The argument we’re having is whether this girl is scrounging or not, because that’s something very specific we can debate, without ever once addressing that shit will be just as fucked up and bullshit if she moves back in with her mom and ceases bothering us with her need to be a real person in the world and not something we can use to prove a point. If suddenly everybody stopped having to press 1 for English (and more often than not, morons, it’s press 1 for Spanish, okay?) that would alter our country’s demographics not one bit.

Here’s the secret: Shit IS fucked up and bullshit. Somebody somewhere is doing something wrong. But it’s not some girl who moved out on her own and broke absolutely no laws to do so. It’s not some company making the decision to let its Spanish-speaking customers have a fucking dial-in menu. It’s not some kid wearing his pants the “wrong” way. It’s that when we looked for injustices, these were the greatest we found. When we looked for outrages, these were what we decided would serve. When we looked for causes, we were told these were the equivalent: How much Kim Kardashian spent on her wedding, and where we could sign an online petition declaring that Casey Anthony was a shitty whore.

A.

6 thoughts on “Scapegoating: Shit is Fucked Up and Bullshit

  1. So here’s about where we are:
    If you live with your parents past age 18, you’re a lazy entitled “millenial” brat who has been coddled by bad parenting until you’re unable to function in the real world.
    If you move out, but take advantage of perfectly legal rent aid to do so, you’re a scrounger.
    If you have an abortion, you’re a terrible person who deserves to be punished.
    If you keep your child, you’re just some freeloading welfare queen who popped out a baby to stay on welfare.
    If you dare talk about the cost of things being too high for you to afford, you should have made better choices in life.
    If you don’t try to have luxuries, you’re a lowlife slob.
    If you get those luxuries, like buying an air conditioner or a microwave, you’re obviously not poor so shut up about your problems.
    If you have health insurance, you’re freeloading off healthier people who have to pay for your birth control.
    If you don’t have health insurance, you’re just sucking up emergency room dollars and are part of the reason costs are so high in the first place.
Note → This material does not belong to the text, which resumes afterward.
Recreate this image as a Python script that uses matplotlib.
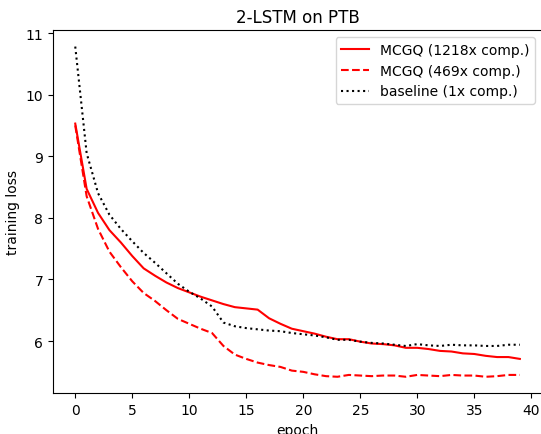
import matplotlib
matplotlib.use("Agg")
import matplotlib.pyplot as plt
import numpy as np

epochs = list(range(40))
mcgq_1218 = [9.53, 8.47, 8.08, 7.8, 7.6, 7.38, 7.18, 7.06, 6.95, 6.86,
             6.79, 6.72, 6.66, 6.6, 6.55, 6.53, 6.51, 6.37, 6.28, 6.2,
             6.16, 6.12, 6.07, 6.03, 6.03, 5.99, 5.96, 5.95, 5.93, 5.89,
             5.89, 5.87, 5.84, 5.83, 5.8, 5.79, 5.76, 5.74, 5.74, 5.71]
mcgq_469 = [9.5, 8.35, 7.82, 7.45, 7.2, 6.97, 6.78, 6.65, 6.5, 6.36,
            6.28, 6.2, 6.13, 5.92, 5.78, 5.71, 5.65, 5.61, 5.58, 5.52,
            5.5, 5.46, 5.43, 5.42, 5.45, 5.44, 5.43, 5.44, 5.44, 5.42,
            5.45, 5.44, 5.43, 5.45, 5.44, 5.44, 5.42, 5.43, 5.45, 5.45]
baseline = [10.78, 9.05, 8.4, 8.05, 7.82, 7.62, 7.43, 7.27, 7.1, 6.93,
            6.8, 6.69, 6.56, 6.3, 6.24, 6.21, 6.19, 6.17, 6.16, 6.13,
            6.11, 6.09, 6.06, 6.02, 6.02, 5.99, 5.97, 5.96, 5.94, 5.92,
            5.95, 5.93, 5.92, 5.94, 5.93, 5.93, 5.92, 5.92, 5.94, 5.94]
labels = ["MCGQ (1218x comp.)", "MCGQ (469x comp.)", "baseline (1x comp.)"]

fig = plt.figure(figsize=(5.41, 4.35), dpi=100)
ax = fig.add_axes([0.098, 0.0936, 0.904, 0.835])
ax.plot(epochs, mcgq_1218, color="red", linestyle="-", label=labels[0])
ax.plot(epochs, mcgq_469, color="red", linestyle="--", label=labels[1])
ax.plot(epochs, baseline, color="black", linestyle=":", label=labels[2])
ax.set_title("2-LSTM on PTB")
ax.set_xlabel("epoch")
ax.set_ylabel("training loss")
ax.set_xticks(range(0, 41, 5))
ax.legend(loc="upper right")
fig.savefig("out.png", dpi=100)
    I just do not understand how someone can hold most or all of these opinions at the same time, and not be certifiable.

  2. A typically beautiful rant, A., and true as fuck.
    Our entire culture has become a three-card monte game, with the house constantly pointing and shouting, “Look! Over there!” so it can palm the cards and take our money. And just about everyone falls for it; the ones who don’t — someone like Chris Hayes, say — get denounced in the loudest, crudest terms possible.
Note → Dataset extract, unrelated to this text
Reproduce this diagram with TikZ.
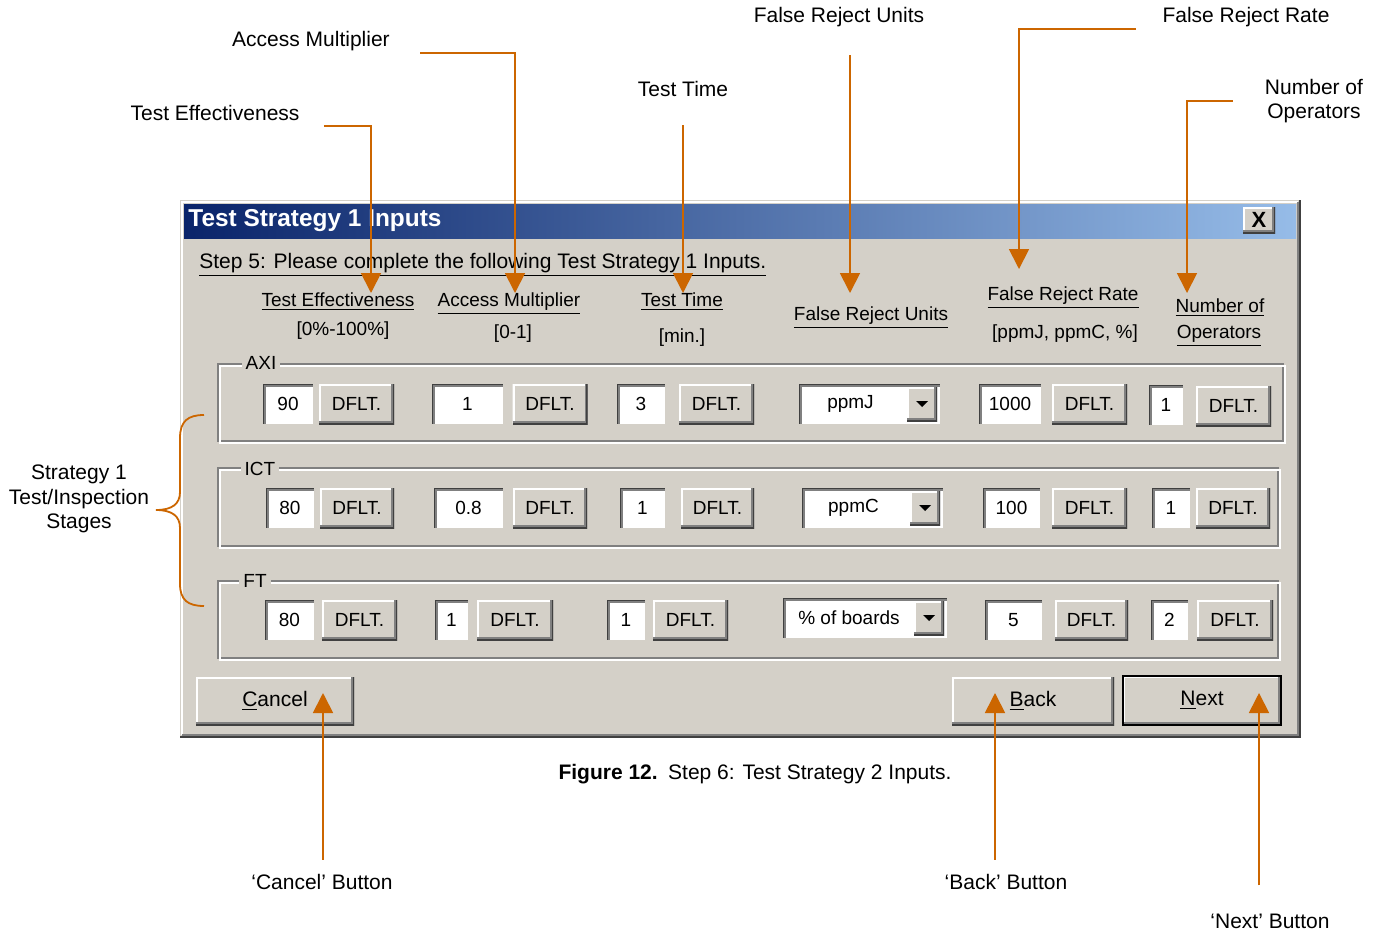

  3. Truth. Eloquent as always. I love it here.
    I lull myself to sleep at night with the thought (admittedly wishful thinking) that the majority of folks listen to the crap we hear and make grounded assessments about the one doing all the screeching.
    That there are people who when the fucked up and bullshitness gets beyond the beyond (see Trump who continues to suck oxygen just to keep screaming “look at me look at me look at me”) finally say “Donald, you’re beginning to sound a little ridiculous, I have to tell you.” Maybe, just maybe, we are getting somewhere.
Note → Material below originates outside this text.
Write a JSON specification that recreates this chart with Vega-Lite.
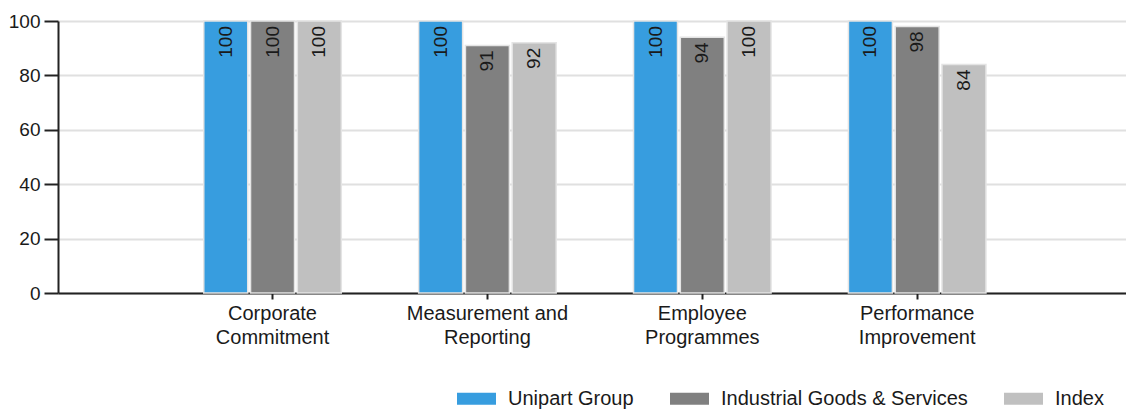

  4. I keep thinking about this post and how essentially we’ve become a nation of xenophobes. If it ain’t me or the people I see as being like me, they’s wrong in the head.
    I remember seeing a Mad Magazine piece a number of years ago on why you can’t win with a bigot and it was stuff like this:
    In a baseball game with 2 outs in the ninth:
    “Look, Jones is coming up!”
    Bigot- “You can never trust a n##### in tense situation.”
    “HOLY COW! He hit a homer!”
    Bigot- “Of course he did. They’re strong as hell from living in the jungle all that time.”
    Basically, people are like that today, except with just a slight bit more polish. Sigh.

  5. This morning at the ATM I was listening to the woman behind me talk about Clint Eastwood’s daughter like it was some neighbor she was gossiping about.